STATED TASK => From the entries below, print exactly the span beginning with the line holding "Rebuild this diagram" and ending with the line holding "(li7) at (1316.5,382)", endpoints included, and skip any pictures.

START DATA PROVIDED

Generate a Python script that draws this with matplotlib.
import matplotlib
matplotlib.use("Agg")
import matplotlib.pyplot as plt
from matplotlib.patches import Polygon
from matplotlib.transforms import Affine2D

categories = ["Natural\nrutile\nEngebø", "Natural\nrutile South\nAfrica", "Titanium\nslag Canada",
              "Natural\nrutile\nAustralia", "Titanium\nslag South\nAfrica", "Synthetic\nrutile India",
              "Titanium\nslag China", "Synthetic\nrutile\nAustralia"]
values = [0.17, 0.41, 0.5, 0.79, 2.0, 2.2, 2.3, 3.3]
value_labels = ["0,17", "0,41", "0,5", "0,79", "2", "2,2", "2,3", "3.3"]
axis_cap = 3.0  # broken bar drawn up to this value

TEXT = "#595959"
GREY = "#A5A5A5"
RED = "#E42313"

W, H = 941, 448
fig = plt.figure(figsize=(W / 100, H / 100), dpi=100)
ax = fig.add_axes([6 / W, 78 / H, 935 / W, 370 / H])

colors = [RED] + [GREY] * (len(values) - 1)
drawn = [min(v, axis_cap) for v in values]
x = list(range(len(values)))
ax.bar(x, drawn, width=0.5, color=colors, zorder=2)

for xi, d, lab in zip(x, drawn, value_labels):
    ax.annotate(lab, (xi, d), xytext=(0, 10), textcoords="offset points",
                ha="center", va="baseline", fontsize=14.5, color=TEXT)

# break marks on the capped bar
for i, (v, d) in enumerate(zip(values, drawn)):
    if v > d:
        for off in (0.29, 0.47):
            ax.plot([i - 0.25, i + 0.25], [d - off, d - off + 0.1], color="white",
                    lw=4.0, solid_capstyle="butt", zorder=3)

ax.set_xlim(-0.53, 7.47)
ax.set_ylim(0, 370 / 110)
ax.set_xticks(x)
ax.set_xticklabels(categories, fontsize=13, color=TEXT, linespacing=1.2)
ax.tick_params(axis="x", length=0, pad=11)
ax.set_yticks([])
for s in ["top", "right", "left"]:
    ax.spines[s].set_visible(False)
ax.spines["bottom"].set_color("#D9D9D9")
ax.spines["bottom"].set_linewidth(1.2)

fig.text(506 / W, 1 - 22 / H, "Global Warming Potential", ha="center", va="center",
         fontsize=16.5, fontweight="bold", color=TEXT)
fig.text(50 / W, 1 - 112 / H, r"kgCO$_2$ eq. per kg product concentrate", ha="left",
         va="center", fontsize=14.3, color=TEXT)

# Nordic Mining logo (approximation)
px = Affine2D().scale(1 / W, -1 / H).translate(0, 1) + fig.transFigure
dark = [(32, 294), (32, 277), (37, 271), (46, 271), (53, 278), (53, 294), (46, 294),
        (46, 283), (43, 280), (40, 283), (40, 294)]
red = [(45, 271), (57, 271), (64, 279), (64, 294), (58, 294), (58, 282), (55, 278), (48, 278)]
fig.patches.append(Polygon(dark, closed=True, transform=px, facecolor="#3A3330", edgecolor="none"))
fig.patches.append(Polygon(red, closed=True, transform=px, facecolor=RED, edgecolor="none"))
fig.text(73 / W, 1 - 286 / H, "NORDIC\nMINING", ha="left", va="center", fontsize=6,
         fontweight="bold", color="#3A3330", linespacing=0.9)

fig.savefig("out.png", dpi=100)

END DATA PROVIDED
START DATA PROVIDED

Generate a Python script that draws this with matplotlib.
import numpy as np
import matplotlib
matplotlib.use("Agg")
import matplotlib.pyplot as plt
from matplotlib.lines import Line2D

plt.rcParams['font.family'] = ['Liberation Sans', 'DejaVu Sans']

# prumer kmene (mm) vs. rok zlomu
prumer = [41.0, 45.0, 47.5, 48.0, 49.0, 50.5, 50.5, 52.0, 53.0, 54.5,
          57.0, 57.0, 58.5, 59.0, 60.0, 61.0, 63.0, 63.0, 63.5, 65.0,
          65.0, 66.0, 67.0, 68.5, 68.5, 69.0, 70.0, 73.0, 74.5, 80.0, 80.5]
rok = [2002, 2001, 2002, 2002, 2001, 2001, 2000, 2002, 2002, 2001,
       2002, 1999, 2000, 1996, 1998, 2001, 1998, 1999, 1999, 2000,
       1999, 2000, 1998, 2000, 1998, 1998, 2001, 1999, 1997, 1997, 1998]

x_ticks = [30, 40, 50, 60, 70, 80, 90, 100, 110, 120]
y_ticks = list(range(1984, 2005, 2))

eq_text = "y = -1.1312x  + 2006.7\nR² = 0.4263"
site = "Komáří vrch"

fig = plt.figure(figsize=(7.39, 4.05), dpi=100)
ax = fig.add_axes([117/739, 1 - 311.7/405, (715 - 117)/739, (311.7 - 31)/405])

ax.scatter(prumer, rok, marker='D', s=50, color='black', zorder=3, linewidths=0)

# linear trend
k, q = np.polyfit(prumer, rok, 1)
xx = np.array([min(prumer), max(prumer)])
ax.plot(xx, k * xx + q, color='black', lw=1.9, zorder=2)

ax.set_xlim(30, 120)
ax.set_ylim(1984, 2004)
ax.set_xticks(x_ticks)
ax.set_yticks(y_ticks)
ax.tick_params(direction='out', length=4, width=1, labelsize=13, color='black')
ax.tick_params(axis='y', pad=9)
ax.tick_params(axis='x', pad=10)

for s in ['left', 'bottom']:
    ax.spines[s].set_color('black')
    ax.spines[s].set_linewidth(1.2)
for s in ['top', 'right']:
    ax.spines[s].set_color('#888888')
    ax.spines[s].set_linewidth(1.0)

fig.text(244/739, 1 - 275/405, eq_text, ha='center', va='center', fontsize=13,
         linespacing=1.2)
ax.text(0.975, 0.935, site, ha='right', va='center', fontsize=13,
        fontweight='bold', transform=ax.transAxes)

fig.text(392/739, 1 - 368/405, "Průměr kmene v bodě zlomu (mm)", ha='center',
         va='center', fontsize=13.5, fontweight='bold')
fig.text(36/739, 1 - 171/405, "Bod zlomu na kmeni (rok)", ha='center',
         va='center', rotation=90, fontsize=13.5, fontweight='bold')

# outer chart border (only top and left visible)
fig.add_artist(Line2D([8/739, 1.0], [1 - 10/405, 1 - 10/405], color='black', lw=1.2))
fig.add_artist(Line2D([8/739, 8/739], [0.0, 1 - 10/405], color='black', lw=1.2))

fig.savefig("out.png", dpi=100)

END DATA PROVIDED
START DATA PROVIDED

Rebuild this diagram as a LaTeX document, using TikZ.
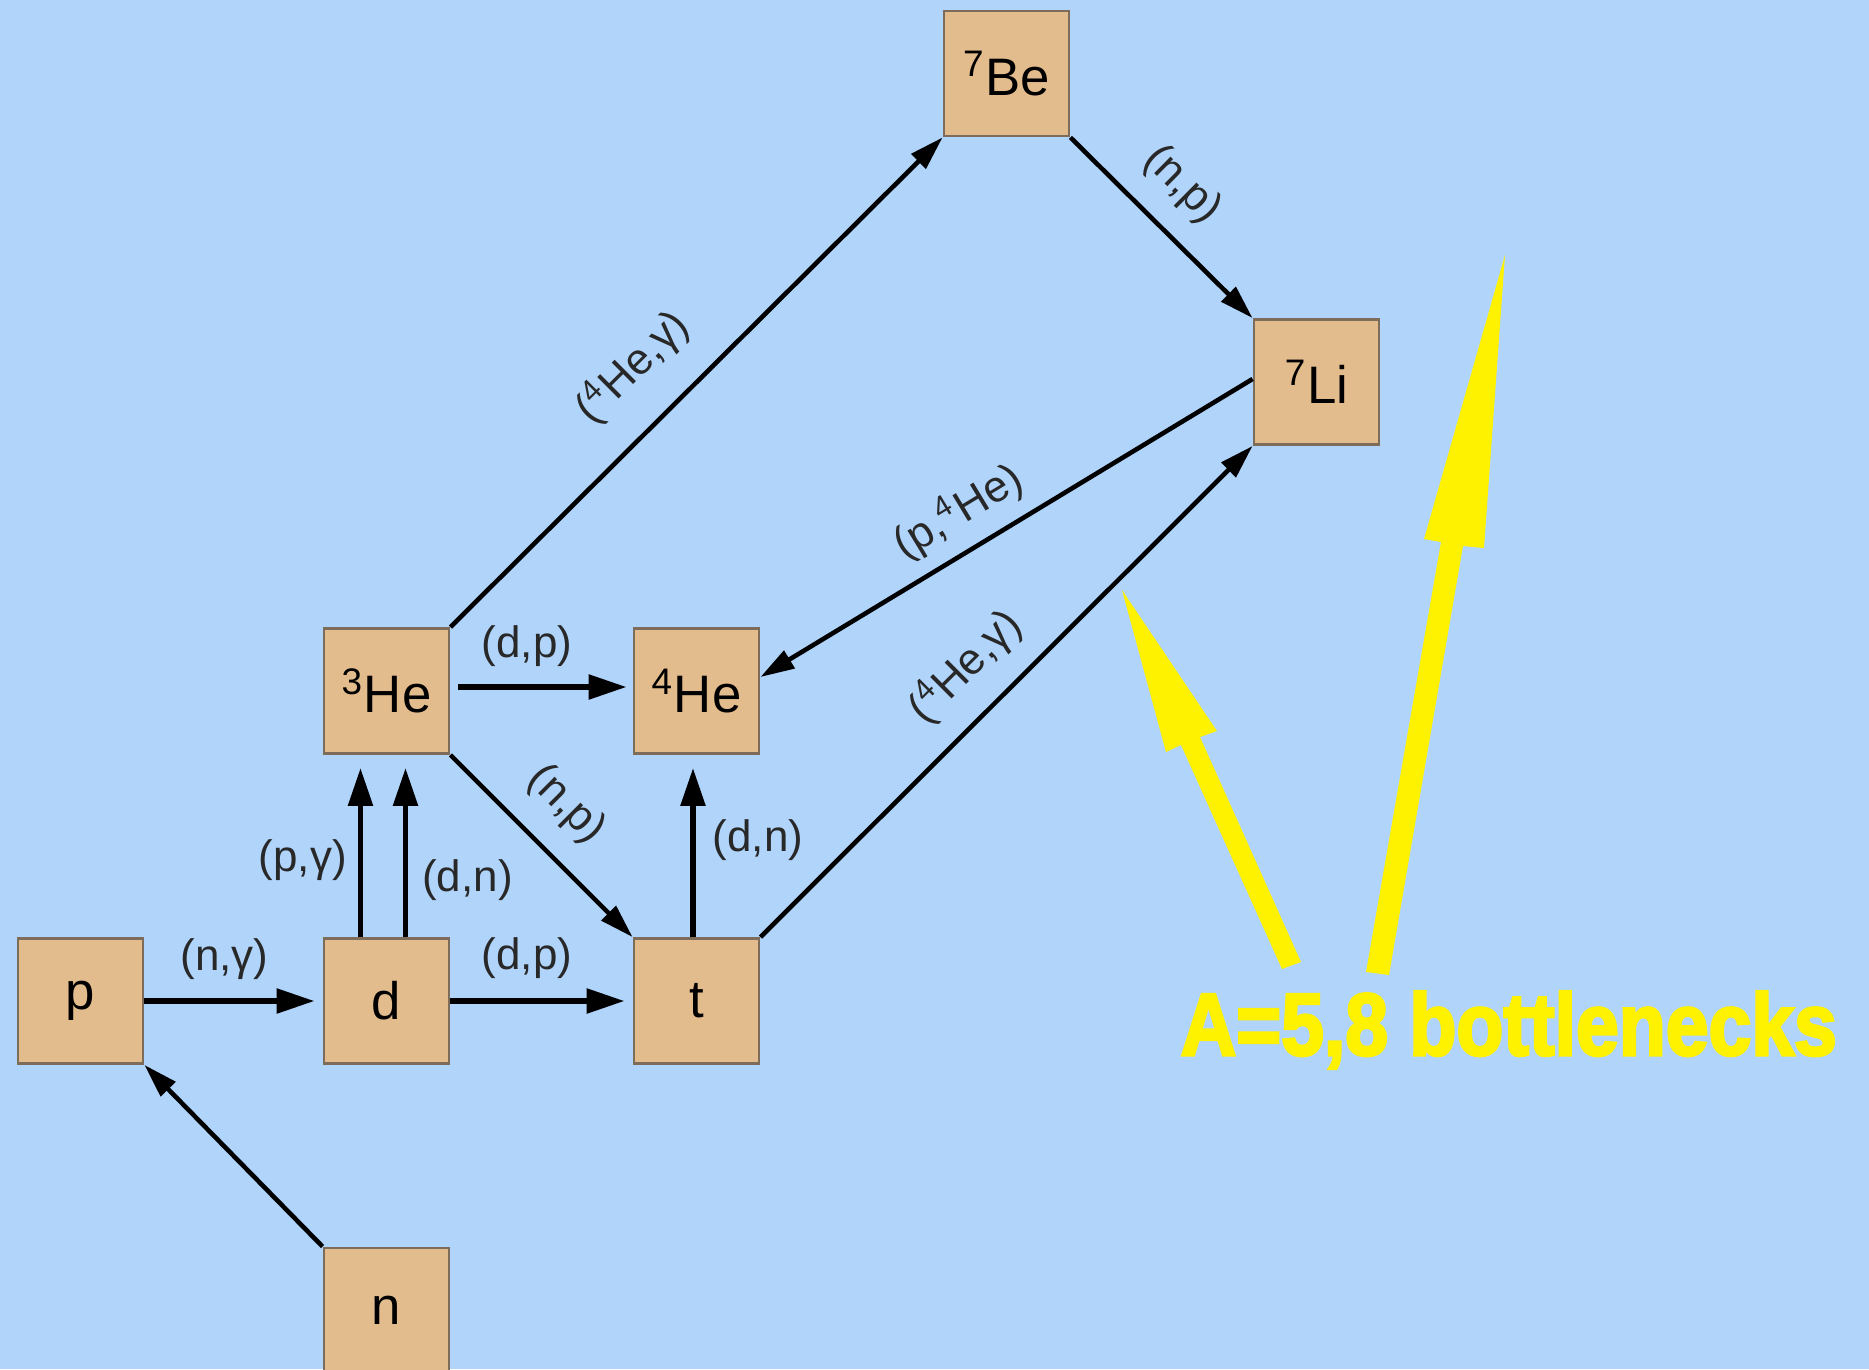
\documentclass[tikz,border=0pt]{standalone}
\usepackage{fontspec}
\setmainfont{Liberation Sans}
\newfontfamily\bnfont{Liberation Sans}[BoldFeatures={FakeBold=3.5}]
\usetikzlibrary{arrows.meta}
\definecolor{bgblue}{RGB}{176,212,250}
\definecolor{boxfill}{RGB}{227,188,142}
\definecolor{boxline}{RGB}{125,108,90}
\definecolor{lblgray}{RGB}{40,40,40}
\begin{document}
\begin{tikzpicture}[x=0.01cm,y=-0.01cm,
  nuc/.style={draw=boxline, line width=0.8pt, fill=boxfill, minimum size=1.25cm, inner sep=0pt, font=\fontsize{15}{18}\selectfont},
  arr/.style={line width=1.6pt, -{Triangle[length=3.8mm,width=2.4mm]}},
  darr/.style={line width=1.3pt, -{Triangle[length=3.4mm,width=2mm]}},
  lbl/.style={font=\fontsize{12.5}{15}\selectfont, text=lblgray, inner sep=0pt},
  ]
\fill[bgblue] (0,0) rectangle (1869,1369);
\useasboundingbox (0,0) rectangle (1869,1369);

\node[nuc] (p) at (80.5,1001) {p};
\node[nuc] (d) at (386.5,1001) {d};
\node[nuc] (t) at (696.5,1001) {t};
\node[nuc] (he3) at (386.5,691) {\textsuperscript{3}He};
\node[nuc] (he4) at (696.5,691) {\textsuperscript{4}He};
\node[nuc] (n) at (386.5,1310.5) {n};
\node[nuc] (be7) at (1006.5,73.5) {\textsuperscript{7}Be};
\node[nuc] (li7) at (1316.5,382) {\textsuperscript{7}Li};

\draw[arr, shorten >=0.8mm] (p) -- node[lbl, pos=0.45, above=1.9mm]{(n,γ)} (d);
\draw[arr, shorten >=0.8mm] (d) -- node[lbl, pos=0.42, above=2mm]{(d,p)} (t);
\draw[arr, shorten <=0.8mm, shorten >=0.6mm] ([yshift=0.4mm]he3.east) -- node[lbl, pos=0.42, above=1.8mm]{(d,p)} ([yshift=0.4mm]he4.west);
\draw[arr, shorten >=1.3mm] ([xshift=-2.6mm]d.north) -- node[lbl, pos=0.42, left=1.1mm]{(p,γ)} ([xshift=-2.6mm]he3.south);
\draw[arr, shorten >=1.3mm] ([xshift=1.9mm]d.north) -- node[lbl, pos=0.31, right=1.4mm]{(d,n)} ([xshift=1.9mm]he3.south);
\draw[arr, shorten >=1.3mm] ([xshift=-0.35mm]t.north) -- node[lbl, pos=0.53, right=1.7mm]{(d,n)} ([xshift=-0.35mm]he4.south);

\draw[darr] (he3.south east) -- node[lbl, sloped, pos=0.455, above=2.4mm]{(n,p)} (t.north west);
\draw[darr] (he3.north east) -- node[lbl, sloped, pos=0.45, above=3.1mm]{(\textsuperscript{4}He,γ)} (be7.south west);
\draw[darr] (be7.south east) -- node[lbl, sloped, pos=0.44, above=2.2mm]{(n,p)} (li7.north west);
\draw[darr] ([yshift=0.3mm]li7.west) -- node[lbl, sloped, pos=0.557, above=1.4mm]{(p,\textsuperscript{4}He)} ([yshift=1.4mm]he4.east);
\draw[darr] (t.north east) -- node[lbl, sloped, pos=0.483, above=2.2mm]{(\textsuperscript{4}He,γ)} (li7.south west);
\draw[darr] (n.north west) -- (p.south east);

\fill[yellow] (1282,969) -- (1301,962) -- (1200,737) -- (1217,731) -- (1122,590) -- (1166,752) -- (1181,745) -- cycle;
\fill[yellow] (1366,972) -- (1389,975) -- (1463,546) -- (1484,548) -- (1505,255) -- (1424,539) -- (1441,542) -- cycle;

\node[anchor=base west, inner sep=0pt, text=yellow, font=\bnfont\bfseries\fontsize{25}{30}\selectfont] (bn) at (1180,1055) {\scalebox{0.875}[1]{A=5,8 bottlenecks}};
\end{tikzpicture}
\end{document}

END DATA PROVIDED

FULL RESPONSE =>
Rebuild this diagram as a LaTeX document, using TikZ.
\documentclass[tikz,border=0pt]{standalone}
\usepackage{fontspec}
\setmainfont{Liberation Sans}
\newfontfamily\bnfont{Liberation Sans}[BoldFeatures={FakeBold=3.5}]
\usetikzlibrary{arrows.meta}
\definecolor{bgblue}{RGB}{176,212,250}
\definecolor{boxfill}{RGB}{227,188,142}
\definecolor{boxline}{RGB}{125,108,90}
\definecolor{lblgray}{RGB}{40,40,40}
\begin{document}
\begin{tikzpicture}[x=0.01cm,y=-0.01cm,
  nuc/.style={draw=boxline, line width=0.8pt, fill=boxfill, minimum size=1.25cm, inner sep=0pt, font=\fontsize{15}{18}\selectfont},
  arr/.style={line width=1.6pt, -{Triangle[length=3.8mm,width=2.4mm]}},
  darr/.style={line width=1.3pt, -{Triangle[length=3.4mm,width=2mm]}},
  lbl/.style={font=\fontsize{12.5}{15}\selectfont, text=lblgray, inner sep=0pt},
  ]
\fill[bgblue] (0,0) rectangle (1869,1369);
\useasboundingbox (0,0) rectangle (1869,1369);

\node[nuc] (p) at (80.5,1001) {p};
\node[nuc] (d) at (386.5,1001) {d};
\node[nuc] (t) at (696.5,1001) {t};
\node[nuc] (he3) at (386.5,691) {\textsuperscript{3}He};
\node[nuc] (he4) at (696.5,691) {\textsuperscript{4}He};
\node[nuc] (n) at (386.5,1310.5) {n};
\node[nuc] (be7) at (1006.5,73.5) {\textsuperscript{7}Be};
\node[nuc] (li7) at (1316.5,382) {\textsuperscript{7}Li};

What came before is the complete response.